An income verification document is an official record that confirms an individual’s or household’s earnings over a specific period. Lenders, landlords, and government agencies rely on these records to assess financial stability and risk. Without this proof, applications for loans, apartments, or benefits can stall or be denied outright.
Why Verification Matters in Financial Decisions
Financial institutions need reliable data to determine whether someone can repay a debt or honor a lease. Subjective statements about salary are often insufficient, creating the need for standardized evidence. This process protects both the entity requesting the information and the applicant by ensuring transparency. Ultimately, the document serves as a factual bridge between perception and reality.
Common Types of Income Proof
While the specific format varies by industry, several documents are widely accepted across sectors. These records provide a clear paper trail that is difficult to dispute. The most common examples include:
Recent pay stubs showing gross and net pay.
Annual W-2 forms from employers.
Tax returns and accompanying schedules.
Profit and loss statements for self-employed individuals.
Bank statements demonstrating consistent deposits.
Benefits award letters for government assistance.
How Self-Employed Individuals Provide Proof
Employees typically rely on pay stubs, but freelancers and business owners face a different challenge. They must verify earnings through business-oriented records rather than standard employment slips. The following documents are critical for this demographic:
Document | Purpose
Tax Returns | Shows declared net profit
1099 Forms
Ledger Books | Tracks income and expenses
Lenders often look for consistency across multiple years to ensure the business is sustainable. A single month of high earnings is less convincing than a pattern of stable revenue. Maintaining organized records is therefore an essential practice for verification success.
What to Expect During the Review Process
Once submitted, the verification team examines the documents for authenticity and completeness. They look for gaps in dates, unusual fluctuations, or inconsistencies between different forms. For example, tax returns should generally align with the totals declared on loan applications.
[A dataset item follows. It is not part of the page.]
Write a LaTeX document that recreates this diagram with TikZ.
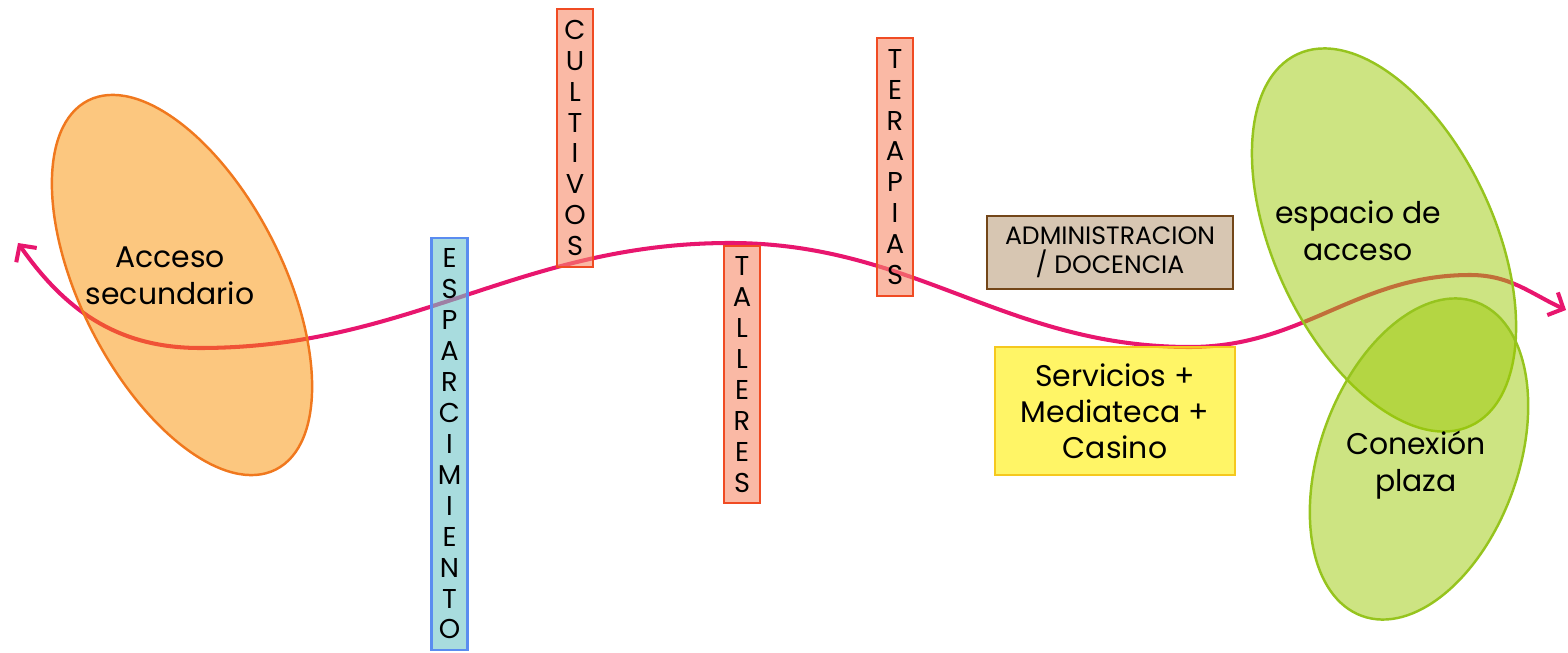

Any significant discrepancy usually triggers a request for clarification or additional evidence.
Digital Alternatives and Security
Modern technology has shifted much of this verification online through secure portals. Applicants can now upload scans or link accounts directly to financial platforms. While this speeds up the process, it introduces concerns regarding data safety. Reputable institutions use encryption and strict protocols to ensure that sensitive financial information remains confidential.